▶ **Data section**:
__________
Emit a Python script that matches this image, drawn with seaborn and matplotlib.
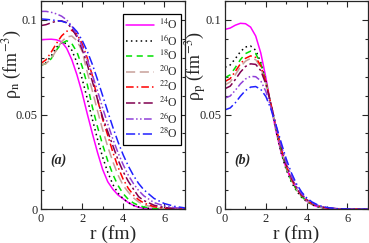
"""Neutron and proton density profiles of oxygen isotopes."""

import matplotlib

matplotlib.use("Agg")
import matplotlib.pyplot as plt
import pandas as pd
import seaborn as sns
from matplotlib.ticker import MultipleLocator

# radial grid (fm)
r = [0.0, 0.25, 0.5, 0.75, 1.0, 1.25, 1.5, 1.75, 2.0, 2.25, 2.5, 2.75, 3.0,
     3.25, 3.5, 3.75, 4.0, 4.25, 4.5, 4.75, 5.0, 5.5, 6.0, 6.5, 7.0]

isotopes = ["14", "16", "18", "20", "22", "24", "26", "28"]

# neutron densities (fm^-3)
rho_n_14 = [0.0895, 0.0897, 0.0898, 0.0895, 0.0885, 0.085, 0.079, 0.071, 0.0615, 0.0505,
            0.040, 0.030, 0.021, 0.0145, 0.0105, 0.0075, 0.0055, 0.0035, 0.002, 0.001,
            0.0005, 0.0001, 0.0, 0.0, 0.0]
rho_n_16 = [0.076, 0.0775, 0.081, 0.0855, 0.088, 0.0875, 0.084, 0.0775, 0.069, 0.0585,
            0.0475, 0.037, 0.0275, 0.0195, 0.013, 0.0085, 0.0055, 0.0035, 0.002, 0.0012,
            0.0007, 0.0002, 0.0001, 0.0, 0.0]
rho_n_18 = [0.076, 0.077, 0.0795, 0.084, 0.0875, 0.089, 0.0875, 0.083, 0.0755, 0.066,
            0.054, 0.0435, 0.034, 0.0255, 0.0183, 0.0125, 0.0082, 0.0052, 0.0033, 0.002,
            0.0012, 0.0004, 0.0001, 0.0, 0.0]
rho_n_20 = [0.076, 0.077, 0.0795, 0.084, 0.0885, 0.091, 0.0915, 0.089, 0.0835, 0.0725,
            0.0625, 0.052, 0.042, 0.033, 0.025, 0.018, 0.0125, 0.009, 0.006, 0.0038,
            0.0024, 0.0009, 0.0003, 0.0001, 0.0]
rho_n_22 = [0.077, 0.079, 0.083, 0.0875, 0.0915, 0.094, 0.0945, 0.0925, 0.0875, 0.080,
            0.0705, 0.058, 0.0475, 0.039, 0.030, 0.0222, 0.0158, 0.011, 0.0075, 0.005,
            0.0033, 0.0013, 0.0005, 0.0002, 0.0001]
rho_n_24 = [0.097, 0.0975, 0.0985, 0.0993, 0.0995, 0.0985, 0.0955, 0.091, 0.0845, 0.0765,
            0.0675, 0.058, 0.0485, 0.041, 0.0335, 0.026, 0.0198, 0.0147, 0.0106, 0.0066,
            0.0046, 0.0021, 0.0009, 0.0004, 0.0002]
rho_n_26 = [0.1045, 0.1045, 0.104, 0.1032, 0.102, 0.100, 0.0968, 0.092, 0.086, 0.079,
            0.071, 0.0625, 0.0535, 0.045, 0.037, 0.0298, 0.0235, 0.018, 0.0135, 0.0099,
            0.0071, 0.0035, 0.0017, 0.0008, 0.0004]
rho_n_28 = [0.1005, 0.1003, 0.100, 0.0997, 0.0993, 0.0985, 0.0968, 0.0938, 0.0893, 0.0835,
            0.0765, 0.0685, 0.060, 0.0515, 0.0432, 0.0355, 0.0287, 0.0228, 0.0178, 0.0136,
            0.0103, 0.0057, 0.003, 0.0015, 0.0007]

# proton densities (fm^-3)
rho_p_14 = [0.095, 0.0957, 0.0972, 0.0982, 0.098, 0.0962, 0.0915, 0.0825, 0.0695, 0.0545,
            0.041, 0.0298, 0.0215, 0.0155, 0.0108, 0.007, 0.0043, 0.0025, 0.0014, 0.0008,
            0.0004, 0.0001, 0.0, 0.0, 0.0]
rho_p_16 = [0.075, 0.0762, 0.0795, 0.0832, 0.0857, 0.0862, 0.084, 0.0775, 0.0675, 0.0545,
            0.0412, 0.0298, 0.0208, 0.0143, 0.0097, 0.0063, 0.004, 0.0024, 0.0014, 0.0008,
            0.0004, 0.0001, 0.0, 0.0, 0.0]
rho_p_18 = [0.0695, 0.071, 0.0748, 0.079, 0.0822, 0.0835, 0.0822, 0.0768, 0.0675, 0.0552,
            0.0422, 0.031, 0.0218, 0.015, 0.0102, 0.0067, 0.0043, 0.0027, 0.0016, 0.0009,
            0.0005, 0.0002, 0.0001, 0.0, 0.0]
rho_p_20 = [0.0657, 0.0672, 0.071, 0.0752, 0.0782, 0.0797, 0.079, 0.0748, 0.0665, 0.0552,
            0.0428, 0.0318, 0.0226, 0.0157, 0.0107, 0.0071, 0.0046, 0.0029, 0.0018, 0.001,
            0.0006, 0.0002, 0.0001, 0.0, 0.0]
rho_p_22 = [0.0675, 0.069, 0.0728, 0.0768, 0.0797, 0.081, 0.0802, 0.0758, 0.0672, 0.0556,
            0.0432, 0.0322, 0.023, 0.016, 0.011, 0.0073, 0.0048, 0.003, 0.0019, 0.0011,
            0.0006, 0.0002, 0.0001, 0.0, 0.0]
rho_p_24 = [0.0637, 0.065, 0.0685, 0.0724, 0.0754, 0.0768, 0.0765, 0.0732, 0.066, 0.0556,
            0.0438, 0.0328, 0.0236, 0.0166, 0.0114, 0.0077, 0.0051, 0.0033, 0.002, 0.0012,
            0.0007, 0.0002, 0.0001, 0.0, 0.0]
rho_p_26 = [0.0587, 0.0598, 0.0628, 0.0662, 0.0688, 0.0702, 0.070, 0.0678, 0.0622, 0.0538,
            0.0436, 0.0335, 0.0246, 0.0175, 0.0121, 0.0082, 0.0054, 0.0035, 0.0022, 0.0013,
            0.0008, 0.0003, 0.0001, 0.0, 0.0]
rho_p_28 = [0.0525, 0.0535, 0.0562, 0.0597, 0.0627, 0.0645, 0.0648, 0.0633, 0.0595, 0.0528,
            0.0443, 0.0352, 0.0265, 0.0192, 0.0134, 0.0091, 0.006, 0.0039, 0.0025, 0.0015,
            0.0009, 0.0003, 0.0001, 0.0, 0.0]

rho_n = [rho_n_14, rho_n_16, rho_n_18, rho_n_20, rho_n_22, rho_n_24, rho_n_26, rho_n_28]
rho_p = [rho_p_14, rho_p_16, rho_p_18, rho_p_20, rho_p_22, rho_p_24, rho_p_26, rho_p_28]

colors = ["#ff00ff", "#000000", "#00e000", "#c8a09a", "#ff0000", "#800050", "#9040d8", "#2020ff"]
styles = [
    "-",
    (0, (1, 2.2)),
    (0, (4, 3)),
    (0, (6, 3)),
    (0, (5, 2, 1, 2)),
    (0, (6, 2, 1.5, 2)),
    (0, (5, 1.6, 1, 1.6, 1, 1.6)),
    (0, (6, 2, 1, 2)),
]

sns.set_style("ticks")
plt.rcParams["font.family"] = ["Liberation Serif", "DejaVu Serif"]
plt.rcParams["mathtext.fontset"] = "stix"

fig = plt.figure(figsize=(3.69, 2.43), dpi=100)
ax_n = fig.add_axes([0.111, 0.139, 0.390, 0.857])
ax_p = fig.add_axes([0.610, 0.139, 0.387, 0.857])

for ax, series, sub, tag in [(ax_n, rho_n, "n", "(a)"), (ax_p, rho_p, "p", "(b)")]:
    for iso, vals, col, ls in zip(isotopes, series, colors, styles):
        df = pd.DataFrame({"r": r, "rho": vals})
        kw = {"label": rf"$^{{{iso}}}$O"} if ax is ax_n else {}
        sns.lineplot(data=df, x="r", y="rho", ax=ax, color=col, linestyle=ls,
                     linewidth=1.1, legend=False, **kw)
    ax.set_xlim(0, 7)
    ax.set_ylim(0, 0.11)
    ax.xaxis.set_major_locator(MultipleLocator(2))
    ax.xaxis.set_minor_locator(MultipleLocator(1))
    ax.yaxis.set_major_locator(MultipleLocator(0.05))
    ax.yaxis.set_minor_locator(MultipleLocator(0.01))
    ax.set_yticks([0, 0.05, 0.1])
    ax.set_yticklabels(["0", "0.05", "0.1"])
    ax.tick_params(which="both", direction="in", top=True, right=True, labelsize=9,
                   width=0.8, pad=2.5)
    ax.tick_params(which="major", length=4)
    ax.tick_params(which="minor", length=2)
    for s in ax.spines.values():
        s.set_linewidth(0.9)
    ax.set_xlabel("r (fm)", fontsize=14, labelpad=0)
    ax.set_ylabel(f"ρ$_{{\\rm {sub}}}$ (fm$^{{-3}}$)", fontsize=13)
    ax.text(0.45, 0.024, tag, fontsize=10, fontweight="bold", fontstyle="italic")

ax_n.yaxis.set_label_coords(-0.115, 0.70)
ax_p.yaxis.set_label_coords(-0.11, 0.69)

leg = ax_n.legend(loc="upper right", bbox_to_anchor=(0.975, 0.938), borderaxespad=0,
                  fontsize=8.5, handlelength=2.3, labelspacing=0.1, handletextpad=0.45,
                  borderpad=0.3, fancybox=False, framealpha=1, edgecolor="black")
leg.get_frame().set_linewidth(0.9)

fig.savefig("out.png", dpi=100)
plt.close(fig)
__________
▶ **Do this**: Leave out the pictures, then repeat the listing above exactly from its first line to the line with "6.0, 6.5, 7.0]", inclusive.

▶ **Answer to this task**:
Emit a Python script that matches this image, drawn with seaborn and matplotlib.
"""Neutron and proton density profiles of oxygen isotopes."""

import matplotlib

matplotlib.use("Agg")
import matplotlib.pyplot as plt
import pandas as pd
import seaborn as sns
from matplotlib.ticker import MultipleLocator

# radial grid (fm)
r = [0.0, 0.25, 0.5, 0.75, 1.0, 1.25, 1.5, 1.75, 2.0, 2.25, 2.5, 2.75, 3.0,
     3.25, 3.5, 3.75, 4.0, 4.25, 4.5, 4.75, 5.0, 5.5, 6.0, 6.5, 7.0]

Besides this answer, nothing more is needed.